BEGIN Dataset section

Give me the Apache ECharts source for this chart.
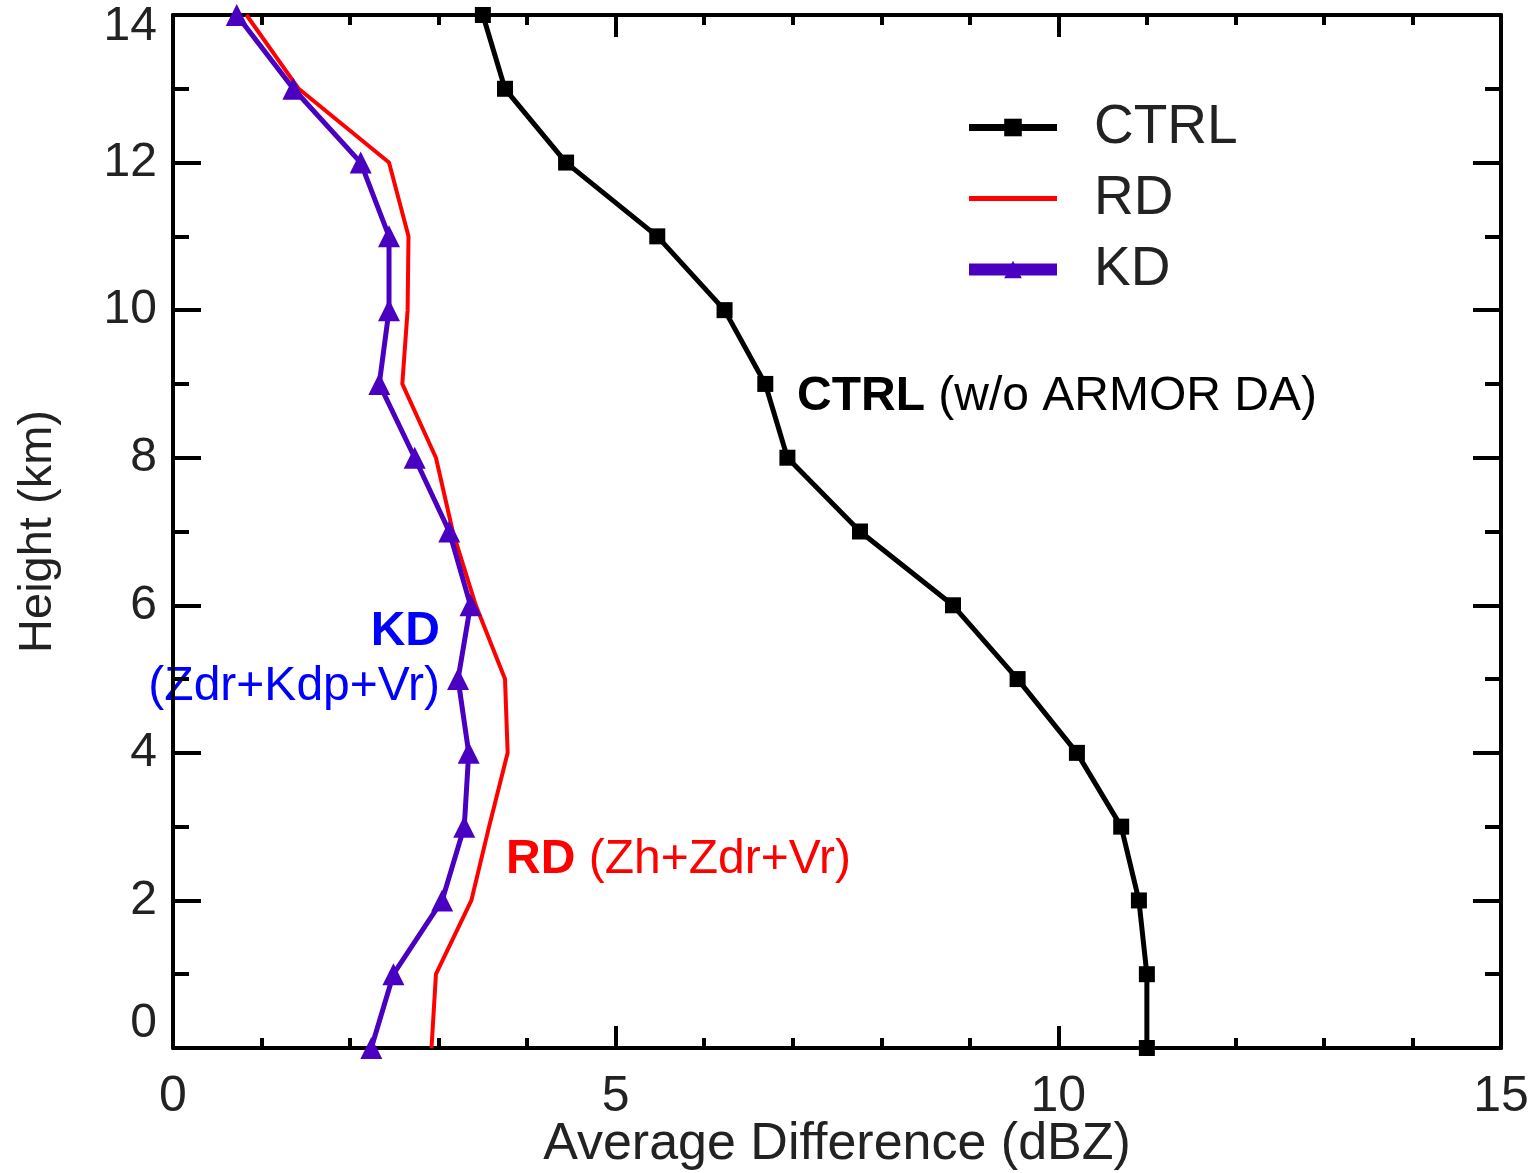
<!DOCTYPE html>
<html>
<head>
<meta charset="utf-8">
<script src="https://cdn.jsdelivr.net/npm/echarts@6/dist/echarts.min.js"></script>
<style>
  html, body { margin: 0; padding: 0; background: #fff; }
  #main { width: 1538px; height: 1173px; }
</style>
</head>
<body>
<div id="main"></div>
<script>
// heights (km) and average difference (dBZ) for each experiment
var heights = [0, 1, 2, 3, 4, 5, 6, 7, 8, 9, 10, 11, 12, 13, 14];
var ctrlVals = [11.0, 11.0, 10.91, 10.71, 10.21, 9.54, 8.81, 7.76, 6.94, 6.69, 6.23, 5.47, 4.44, 3.75, 3.50];
var rdVals = [2.92, 2.97, 3.37, 3.57, 3.78, 3.75, 3.42, 3.16, 2.97, 2.59, 2.65, 2.66, 2.44, 1.42, 0.83];
var kdVals = [2.24, 2.49, 3.04, 3.29, 3.34, 3.22, 3.36, 3.12, 2.73, 2.33, 2.44, 2.44, 2.12, 1.36, 0.72];
var seriesNames = ['CTRL', 'RD', 'KD'];

var black = '#000000', red = '#ff0000', purple = '#4a00c0';
var font = 'Liberation Sans, Arial, sans-serif';

function pairs(vals) {
    var out = [];
    for (var i = 0; i < heights.length; i++) out.push([vals[i], heights[i]]);
    return out;
}

var chart = echarts.init(document.getElementById('main'));

var axisLine = { show: true, onZero: false, lineStyle: { color: '#000', width: 4 } };
var xTick = { inside: true, length: 22, lineStyle: { width: 4, color: '#000' } };
var xMinor = { show: true, splitNumber: 5, length: 10, lineStyle: { width: 4, color: '#000' } };
var yTick = { inside: true, length: 28, lineStyle: { width: 4, color: '#000' } };
var yMinor = { show: true, splitNumber: 2, length: 16, lineStyle: { width: 4, color: '#000' } };

option = {
    backgroundColor: '#fff',
    animation: false,
    grid: { left: 173, right: 37, top: 15, bottom: 125, outerBoundsMode: 'none', containLabel: false },
    legend: {
        orient: 'vertical',
        left: 963, top: 100, padding: 0,
        itemWidth: 88, itemHeight: 22, itemGap: 16,
        textStyle: { fontFamily: font, fontSize: 55, lineHeight: 50, color: '#222', padding: [0, 0, 0, 32] },
        data: [
            { name: 'CTRL', lineStyle: { width: 7 } },
            { name: 'RD', lineStyle: { width: 5 }, itemStyle: { opacity: 0 } },
            { name: 'KD', lineStyle: { width: 12 } }
        ]
    },
    xAxis: [{
        type: 'value', min: 0, max: 15, interval: 5,
        axisLine: axisLine, axisTick: xTick, minorTick: xMinor,
        axisLabel: { fontFamily: font, fontSize: 50, color: '#222', margin: 24 },
        splitLine: { show: false }
    }, {
        type: 'value', min: 0, max: 15, interval: 5, position: 'top',
        axisLine: axisLine, axisTick: xTick, minorTick: xMinor,
        axisLabel: { show: false },
        splitLine: { show: false }
    }],
    yAxis: [{
        type: 'value', min: 0, max: 14, interval: 2,
        name: 'Height (km)', nameLocation: 'middle', nameGap: 111, nameMoveOverlap: false,
        nameTextStyle: { fontFamily: font, fontSize: 47, color: '#222' },
        axisLine: axisLine, axisTick: yTick, minorTick: yMinor,
        axisLabel: {
            fontFamily: font, fontSize: 48, color: '#222', margin: 16, verticalAlignMinLabel: 'bottom',
            formatter: function (v) { return v === 14 ? '{t|14}' : String(v); },
            rich: { t: { fontFamily: font, fontSize: 48, color: '#222', padding: [24, 0, 0, 0] } }
        },
        splitLine: { show: false }
    }, {
        type: 'value', min: 0, max: 14, interval: 2, position: 'right',
        axisLine: axisLine, axisTick: yTick, minorTick: yMinor,
        axisLabel: { show: false },
        splitLine: { show: false }
    }],
    series: [{
        name: seriesNames[0], type: 'line', data: pairs(ctrlVals),
        symbol: 'rect', symbolSize: 16,
        lineStyle: { color: black, width: 5 }, itemStyle: { color: black }, z: 3
    }, {
        name: seriesNames[1], type: 'line', data: pairs(rdVals),
        symbol: 'none',
        lineStyle: { color: red, width: 4 }, itemStyle: { color: red }, z: 2
    }, {
        name: seriesNames[2], type: 'line', data: pairs(kdVals),
        symbol: 'triangle', symbolSize: 22,
        lineStyle: { color: purple, width: 5 }, itemStyle: { color: purple }, z: 4
    }],
    graphic: [{
        // x axis title, placed by hand so it sits just under the tick labels
        type: 'text', x: 837, y: 1119,
        style: {
            text: 'Average Difference (dBZ)', fontFamily: font, fontSize: 52, fill: '#222',
            align: 'center', verticalAlign: 'top'
        }
    }, {
        type: 'text', left: 797, top: 373,
        style: {
            text: '{b|CTRL} (w/o ARMOR DA)',
            fontFamily: font, fontSize: 48, fill: '#000',
            rich: { b: { fontFamily: font, fontSize: 48, fontWeight: 'bold', fill: '#000' } }
        }
    }, {
        type: 'text', right: 1538 - 440, top: 608,
        style: { text: 'KD', fontFamily: font, fontSize: 48, fontWeight: 'bold', fill: '#0000ff', align: 'right' }
    }, {
        type: 'text', right: 1538 - 440, top: 663,
        style: { text: '(Zdr+Kdp+Vr)', fontFamily: font, fontSize: 48, fill: '#0000ff', align: 'right' }
    }, {
        type: 'text', left: 506, top: 836,
        style: {
            text: '{b|RD} (Zh+Zdr+Vr)',
            fontFamily: font, fontSize: 48, fill: '#ff0000',
            rich: { b: { fontFamily: font, fontSize: 48, fontWeight: 'bold', fill: '#ff0000' } }
        }
    }]
};

chart.setOption(option);
</script>
</body>
</html>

END Dataset section

- [What needs to be done]
Write out nothing but the lines from the start of the data through the line with "var chart = echarts.init(document.getElementById('main'));". Leave out the pictures.

- [Final result]
Give me the Apache ECharts source for this chart.
<!DOCTYPE html>
<html>
<head>
<meta charset="utf-8">
<script src="https://cdn.jsdelivr.net/npm/echarts@6/dist/echarts.min.js"></script>
<style>
  html, body { margin: 0; padding: 0; background: #fff; }
  #main { width: 1538px; height: 1173px; }
</style>
</head>
<body>
<div id="main"></div>
<script>
// heights (km) and average difference (dBZ) for each experiment
var heights = [0, 1, 2, 3, 4, 5, 6, 7, 8, 9, 10, 11, 12, 13, 14];
var ctrlVals = [11.0, 11.0, 10.91, 10.71, 10.21, 9.54, 8.81, 7.76, 6.94, 6.69, 6.23, 5.47, 4.44, 3.75, 3.50];
var rdVals = [2.92, 2.97, 3.37, 3.57, 3.78, 3.75, 3.42, 3.16, 2.97, 2.59, 2.65, 2.66, 2.44, 1.42, 0.83];
var kdVals = [2.24, 2.49, 3.04, 3.29, 3.34, 3.22, 3.36, 3.12, 2.73, 2.33, 2.44, 2.44, 2.12, 1.36, 0.72];
var seriesNames = ['CTRL', 'RD', 'KD'];

var black = '#000000', red = '#ff0000', purple = '#4a00c0';
var font = 'Liberation Sans, Arial, sans-serif';

function pairs(vals) {
    var out = [];
    for (var i = 0; i < heights.length; i++) out.push([vals[i], heights[i]]);
    return out;
}

var chart = echarts.init(document.getElementById('main'));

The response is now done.